WRITTEN TASK – Below are several entries. Transcribe exactly those lines that fall from the one with "Emit a component" through the one with "Chart.register(...registerables);", end lines included.
╭──
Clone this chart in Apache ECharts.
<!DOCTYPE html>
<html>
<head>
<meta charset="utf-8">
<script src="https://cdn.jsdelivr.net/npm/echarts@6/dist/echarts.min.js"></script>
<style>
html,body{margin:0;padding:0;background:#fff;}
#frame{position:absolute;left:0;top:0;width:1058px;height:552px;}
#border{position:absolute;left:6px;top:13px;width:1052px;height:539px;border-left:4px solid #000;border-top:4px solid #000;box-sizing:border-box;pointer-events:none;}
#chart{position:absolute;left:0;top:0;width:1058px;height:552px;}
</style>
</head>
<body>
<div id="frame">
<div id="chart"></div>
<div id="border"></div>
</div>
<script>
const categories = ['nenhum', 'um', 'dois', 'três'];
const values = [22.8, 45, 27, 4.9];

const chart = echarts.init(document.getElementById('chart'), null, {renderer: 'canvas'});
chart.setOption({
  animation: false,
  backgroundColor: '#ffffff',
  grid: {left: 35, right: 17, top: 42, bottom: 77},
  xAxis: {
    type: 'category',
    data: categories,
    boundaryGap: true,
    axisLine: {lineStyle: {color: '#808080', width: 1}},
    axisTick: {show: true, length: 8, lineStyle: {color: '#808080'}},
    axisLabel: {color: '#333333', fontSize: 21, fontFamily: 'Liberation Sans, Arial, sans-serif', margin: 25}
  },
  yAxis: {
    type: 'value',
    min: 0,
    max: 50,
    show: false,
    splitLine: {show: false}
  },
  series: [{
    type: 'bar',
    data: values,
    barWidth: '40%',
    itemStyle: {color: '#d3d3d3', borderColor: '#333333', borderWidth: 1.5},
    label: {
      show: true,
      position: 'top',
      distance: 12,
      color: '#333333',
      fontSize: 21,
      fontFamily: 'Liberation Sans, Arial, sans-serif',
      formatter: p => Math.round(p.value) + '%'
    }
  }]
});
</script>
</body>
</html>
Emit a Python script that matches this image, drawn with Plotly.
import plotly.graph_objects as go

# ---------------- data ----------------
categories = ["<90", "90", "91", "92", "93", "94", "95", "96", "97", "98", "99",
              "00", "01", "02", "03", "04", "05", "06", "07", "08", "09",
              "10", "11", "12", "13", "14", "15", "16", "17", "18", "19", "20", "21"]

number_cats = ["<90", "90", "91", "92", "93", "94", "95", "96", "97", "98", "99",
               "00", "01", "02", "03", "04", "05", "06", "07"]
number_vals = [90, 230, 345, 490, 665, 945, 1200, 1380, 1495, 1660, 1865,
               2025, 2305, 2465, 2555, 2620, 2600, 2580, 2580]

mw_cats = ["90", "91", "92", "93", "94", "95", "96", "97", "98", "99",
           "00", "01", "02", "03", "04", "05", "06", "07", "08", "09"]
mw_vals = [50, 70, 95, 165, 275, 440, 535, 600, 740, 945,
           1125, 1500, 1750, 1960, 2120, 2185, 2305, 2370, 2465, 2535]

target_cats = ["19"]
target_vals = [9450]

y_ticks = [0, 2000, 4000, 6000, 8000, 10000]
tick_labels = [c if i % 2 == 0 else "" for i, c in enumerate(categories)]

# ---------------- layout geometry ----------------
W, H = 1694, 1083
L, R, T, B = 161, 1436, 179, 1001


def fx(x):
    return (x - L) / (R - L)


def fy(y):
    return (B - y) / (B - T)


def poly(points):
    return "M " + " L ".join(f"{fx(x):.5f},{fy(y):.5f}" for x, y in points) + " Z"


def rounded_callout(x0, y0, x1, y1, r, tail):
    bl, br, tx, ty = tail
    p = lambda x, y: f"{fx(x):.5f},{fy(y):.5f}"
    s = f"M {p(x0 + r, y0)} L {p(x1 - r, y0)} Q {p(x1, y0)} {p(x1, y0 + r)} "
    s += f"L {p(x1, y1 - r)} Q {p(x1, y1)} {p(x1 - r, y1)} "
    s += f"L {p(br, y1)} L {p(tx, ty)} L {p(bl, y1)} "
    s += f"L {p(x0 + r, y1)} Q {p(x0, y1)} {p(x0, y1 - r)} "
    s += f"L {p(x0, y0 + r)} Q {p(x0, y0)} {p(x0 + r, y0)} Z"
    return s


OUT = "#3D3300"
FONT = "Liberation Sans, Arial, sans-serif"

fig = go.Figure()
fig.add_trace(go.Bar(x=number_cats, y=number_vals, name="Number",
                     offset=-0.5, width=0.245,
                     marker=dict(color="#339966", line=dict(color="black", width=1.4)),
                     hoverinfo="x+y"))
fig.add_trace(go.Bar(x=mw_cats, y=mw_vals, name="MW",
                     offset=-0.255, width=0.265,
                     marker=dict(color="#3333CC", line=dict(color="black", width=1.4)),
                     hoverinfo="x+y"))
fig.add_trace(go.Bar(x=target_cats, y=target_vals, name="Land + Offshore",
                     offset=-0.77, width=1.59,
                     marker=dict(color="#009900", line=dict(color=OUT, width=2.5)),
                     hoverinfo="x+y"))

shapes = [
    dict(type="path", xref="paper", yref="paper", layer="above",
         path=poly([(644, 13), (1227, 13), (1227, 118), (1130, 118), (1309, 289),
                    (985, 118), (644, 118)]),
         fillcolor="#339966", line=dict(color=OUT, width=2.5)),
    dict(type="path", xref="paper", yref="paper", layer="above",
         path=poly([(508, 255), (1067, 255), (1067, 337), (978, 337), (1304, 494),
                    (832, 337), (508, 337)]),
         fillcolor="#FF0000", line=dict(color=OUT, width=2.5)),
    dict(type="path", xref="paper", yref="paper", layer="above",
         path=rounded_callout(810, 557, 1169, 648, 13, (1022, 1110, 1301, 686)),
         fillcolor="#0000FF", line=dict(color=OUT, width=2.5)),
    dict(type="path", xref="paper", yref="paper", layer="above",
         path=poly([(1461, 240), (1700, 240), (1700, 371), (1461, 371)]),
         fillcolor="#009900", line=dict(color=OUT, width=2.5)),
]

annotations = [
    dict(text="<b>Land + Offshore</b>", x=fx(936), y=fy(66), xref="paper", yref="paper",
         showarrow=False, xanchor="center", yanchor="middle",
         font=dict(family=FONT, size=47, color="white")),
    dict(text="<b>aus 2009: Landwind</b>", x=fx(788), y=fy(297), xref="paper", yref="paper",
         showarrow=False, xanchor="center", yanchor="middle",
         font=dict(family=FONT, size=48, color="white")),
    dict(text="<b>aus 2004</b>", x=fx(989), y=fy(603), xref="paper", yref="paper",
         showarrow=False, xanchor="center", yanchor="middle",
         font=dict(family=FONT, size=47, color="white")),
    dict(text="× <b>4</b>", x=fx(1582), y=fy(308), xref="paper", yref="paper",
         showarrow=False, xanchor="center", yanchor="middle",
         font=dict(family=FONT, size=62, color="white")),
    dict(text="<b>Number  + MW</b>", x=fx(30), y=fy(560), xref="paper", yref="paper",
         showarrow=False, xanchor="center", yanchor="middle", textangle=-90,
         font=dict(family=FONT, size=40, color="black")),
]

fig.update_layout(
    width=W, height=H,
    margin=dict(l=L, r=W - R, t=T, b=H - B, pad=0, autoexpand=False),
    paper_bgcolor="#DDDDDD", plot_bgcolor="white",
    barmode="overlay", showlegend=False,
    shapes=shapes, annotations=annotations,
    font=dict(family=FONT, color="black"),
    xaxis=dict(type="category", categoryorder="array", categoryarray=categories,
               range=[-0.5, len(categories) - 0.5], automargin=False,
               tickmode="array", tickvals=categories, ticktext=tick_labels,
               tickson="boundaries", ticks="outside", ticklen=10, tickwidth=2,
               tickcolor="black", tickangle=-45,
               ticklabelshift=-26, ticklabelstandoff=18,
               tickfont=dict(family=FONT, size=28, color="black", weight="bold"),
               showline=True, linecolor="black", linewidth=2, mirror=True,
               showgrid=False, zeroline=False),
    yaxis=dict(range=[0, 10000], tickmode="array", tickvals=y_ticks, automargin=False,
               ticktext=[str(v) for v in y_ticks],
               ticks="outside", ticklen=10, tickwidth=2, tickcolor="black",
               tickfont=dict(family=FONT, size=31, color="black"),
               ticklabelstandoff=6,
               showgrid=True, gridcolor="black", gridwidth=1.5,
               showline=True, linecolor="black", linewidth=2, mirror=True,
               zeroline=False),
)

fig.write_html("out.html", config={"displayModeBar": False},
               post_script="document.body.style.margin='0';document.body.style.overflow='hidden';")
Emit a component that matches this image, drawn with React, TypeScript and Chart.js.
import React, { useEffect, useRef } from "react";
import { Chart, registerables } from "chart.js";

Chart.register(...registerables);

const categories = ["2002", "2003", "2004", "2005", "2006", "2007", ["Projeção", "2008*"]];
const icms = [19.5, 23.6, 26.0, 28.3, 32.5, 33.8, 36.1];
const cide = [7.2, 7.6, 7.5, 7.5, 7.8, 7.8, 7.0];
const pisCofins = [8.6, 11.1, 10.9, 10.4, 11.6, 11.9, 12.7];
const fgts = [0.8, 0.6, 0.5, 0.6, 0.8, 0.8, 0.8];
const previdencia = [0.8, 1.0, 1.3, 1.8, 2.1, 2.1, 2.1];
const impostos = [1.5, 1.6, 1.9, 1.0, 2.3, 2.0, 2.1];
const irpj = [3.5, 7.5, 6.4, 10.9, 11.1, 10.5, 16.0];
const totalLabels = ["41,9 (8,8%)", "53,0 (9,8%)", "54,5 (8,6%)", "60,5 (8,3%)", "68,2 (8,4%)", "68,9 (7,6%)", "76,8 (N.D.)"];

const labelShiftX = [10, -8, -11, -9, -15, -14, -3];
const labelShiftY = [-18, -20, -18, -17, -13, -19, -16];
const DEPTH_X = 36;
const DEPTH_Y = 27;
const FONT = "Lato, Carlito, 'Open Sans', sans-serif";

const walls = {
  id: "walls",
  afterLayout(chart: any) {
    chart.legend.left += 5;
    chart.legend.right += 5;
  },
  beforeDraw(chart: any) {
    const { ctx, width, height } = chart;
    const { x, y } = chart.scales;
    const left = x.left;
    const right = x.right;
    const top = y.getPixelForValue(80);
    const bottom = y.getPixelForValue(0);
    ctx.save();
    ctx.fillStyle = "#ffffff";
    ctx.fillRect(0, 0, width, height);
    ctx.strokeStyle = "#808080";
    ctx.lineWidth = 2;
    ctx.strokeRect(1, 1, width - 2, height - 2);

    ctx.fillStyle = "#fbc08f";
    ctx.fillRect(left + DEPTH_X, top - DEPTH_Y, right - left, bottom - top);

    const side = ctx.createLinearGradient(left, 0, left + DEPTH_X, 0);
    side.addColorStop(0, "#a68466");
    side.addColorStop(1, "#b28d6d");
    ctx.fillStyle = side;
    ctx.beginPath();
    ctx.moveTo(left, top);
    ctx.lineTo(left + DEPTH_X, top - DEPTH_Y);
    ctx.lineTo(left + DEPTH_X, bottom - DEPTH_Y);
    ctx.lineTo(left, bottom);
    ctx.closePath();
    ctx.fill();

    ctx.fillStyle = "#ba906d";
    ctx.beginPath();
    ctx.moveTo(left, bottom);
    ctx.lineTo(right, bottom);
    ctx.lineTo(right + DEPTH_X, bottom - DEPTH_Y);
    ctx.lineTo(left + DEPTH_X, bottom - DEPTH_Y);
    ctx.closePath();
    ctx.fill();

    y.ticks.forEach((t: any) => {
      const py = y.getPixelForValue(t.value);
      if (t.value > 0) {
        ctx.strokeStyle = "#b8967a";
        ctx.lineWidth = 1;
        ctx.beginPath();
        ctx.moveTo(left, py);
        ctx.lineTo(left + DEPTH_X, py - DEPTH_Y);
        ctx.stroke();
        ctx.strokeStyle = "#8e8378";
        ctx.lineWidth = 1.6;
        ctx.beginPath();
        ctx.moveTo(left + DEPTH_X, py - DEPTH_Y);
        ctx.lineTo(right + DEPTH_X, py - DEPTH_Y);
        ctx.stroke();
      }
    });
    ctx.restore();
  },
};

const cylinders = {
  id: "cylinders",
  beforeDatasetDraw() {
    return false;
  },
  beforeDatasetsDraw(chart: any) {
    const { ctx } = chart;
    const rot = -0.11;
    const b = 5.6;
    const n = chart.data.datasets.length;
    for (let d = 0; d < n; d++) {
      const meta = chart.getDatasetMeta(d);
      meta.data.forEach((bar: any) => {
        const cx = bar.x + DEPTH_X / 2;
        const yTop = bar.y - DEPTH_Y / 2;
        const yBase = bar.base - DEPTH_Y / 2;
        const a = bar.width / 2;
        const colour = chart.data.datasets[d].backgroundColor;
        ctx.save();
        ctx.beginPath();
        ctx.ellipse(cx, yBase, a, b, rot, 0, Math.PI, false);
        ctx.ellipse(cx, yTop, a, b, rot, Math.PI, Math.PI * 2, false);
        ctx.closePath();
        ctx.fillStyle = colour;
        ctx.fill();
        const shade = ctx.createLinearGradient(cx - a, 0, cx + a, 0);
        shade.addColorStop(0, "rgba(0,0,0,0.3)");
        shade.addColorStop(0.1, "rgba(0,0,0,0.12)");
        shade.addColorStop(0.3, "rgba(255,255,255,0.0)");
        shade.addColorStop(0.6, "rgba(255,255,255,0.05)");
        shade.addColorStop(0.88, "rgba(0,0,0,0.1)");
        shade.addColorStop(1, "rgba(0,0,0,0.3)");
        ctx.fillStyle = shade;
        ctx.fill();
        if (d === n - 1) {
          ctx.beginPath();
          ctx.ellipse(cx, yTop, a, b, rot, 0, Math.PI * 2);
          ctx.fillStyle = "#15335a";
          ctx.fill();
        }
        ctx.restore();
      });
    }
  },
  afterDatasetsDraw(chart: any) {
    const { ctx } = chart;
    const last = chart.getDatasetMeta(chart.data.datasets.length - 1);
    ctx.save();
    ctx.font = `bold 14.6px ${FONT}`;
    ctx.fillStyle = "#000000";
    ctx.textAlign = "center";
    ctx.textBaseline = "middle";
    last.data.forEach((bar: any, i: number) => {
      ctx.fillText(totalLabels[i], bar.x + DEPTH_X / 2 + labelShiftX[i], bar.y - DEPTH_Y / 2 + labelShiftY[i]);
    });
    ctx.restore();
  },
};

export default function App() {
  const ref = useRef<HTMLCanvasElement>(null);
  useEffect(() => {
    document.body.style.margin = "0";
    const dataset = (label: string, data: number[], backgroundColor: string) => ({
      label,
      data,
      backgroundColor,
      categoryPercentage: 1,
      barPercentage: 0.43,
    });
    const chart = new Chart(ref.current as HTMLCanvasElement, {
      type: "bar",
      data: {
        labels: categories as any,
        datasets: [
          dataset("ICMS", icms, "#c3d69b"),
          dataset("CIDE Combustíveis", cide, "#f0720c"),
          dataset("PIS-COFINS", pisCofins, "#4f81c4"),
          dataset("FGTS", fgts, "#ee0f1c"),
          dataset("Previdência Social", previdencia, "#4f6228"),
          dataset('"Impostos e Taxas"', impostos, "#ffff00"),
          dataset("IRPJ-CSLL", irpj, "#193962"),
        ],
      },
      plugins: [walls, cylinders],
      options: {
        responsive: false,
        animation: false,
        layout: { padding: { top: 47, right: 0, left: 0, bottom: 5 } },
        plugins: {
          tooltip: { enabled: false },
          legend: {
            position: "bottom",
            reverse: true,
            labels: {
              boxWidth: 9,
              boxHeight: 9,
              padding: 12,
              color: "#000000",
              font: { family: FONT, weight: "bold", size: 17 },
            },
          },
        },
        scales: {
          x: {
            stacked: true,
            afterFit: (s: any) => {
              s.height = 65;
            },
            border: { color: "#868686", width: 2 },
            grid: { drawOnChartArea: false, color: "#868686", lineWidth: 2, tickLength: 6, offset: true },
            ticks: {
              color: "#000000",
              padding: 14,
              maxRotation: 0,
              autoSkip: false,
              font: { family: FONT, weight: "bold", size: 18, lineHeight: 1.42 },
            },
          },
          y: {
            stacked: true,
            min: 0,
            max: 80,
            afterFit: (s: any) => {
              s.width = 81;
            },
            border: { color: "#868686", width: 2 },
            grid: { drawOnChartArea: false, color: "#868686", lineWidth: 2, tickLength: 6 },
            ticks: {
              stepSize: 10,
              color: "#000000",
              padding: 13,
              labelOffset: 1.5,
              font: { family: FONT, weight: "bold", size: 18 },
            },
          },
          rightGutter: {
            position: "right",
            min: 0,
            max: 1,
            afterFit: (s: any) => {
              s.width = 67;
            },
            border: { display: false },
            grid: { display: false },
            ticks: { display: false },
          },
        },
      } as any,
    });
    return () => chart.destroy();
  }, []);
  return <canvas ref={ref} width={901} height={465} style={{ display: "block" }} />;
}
╰──
EXERCISE OUTPUT –
Emit a component that matches this image, drawn with React, TypeScript and Chart.js.
import React, { useEffect, useRef } from "react";
import { Chart, registerables } from "chart.js";

Chart.register(...registerables);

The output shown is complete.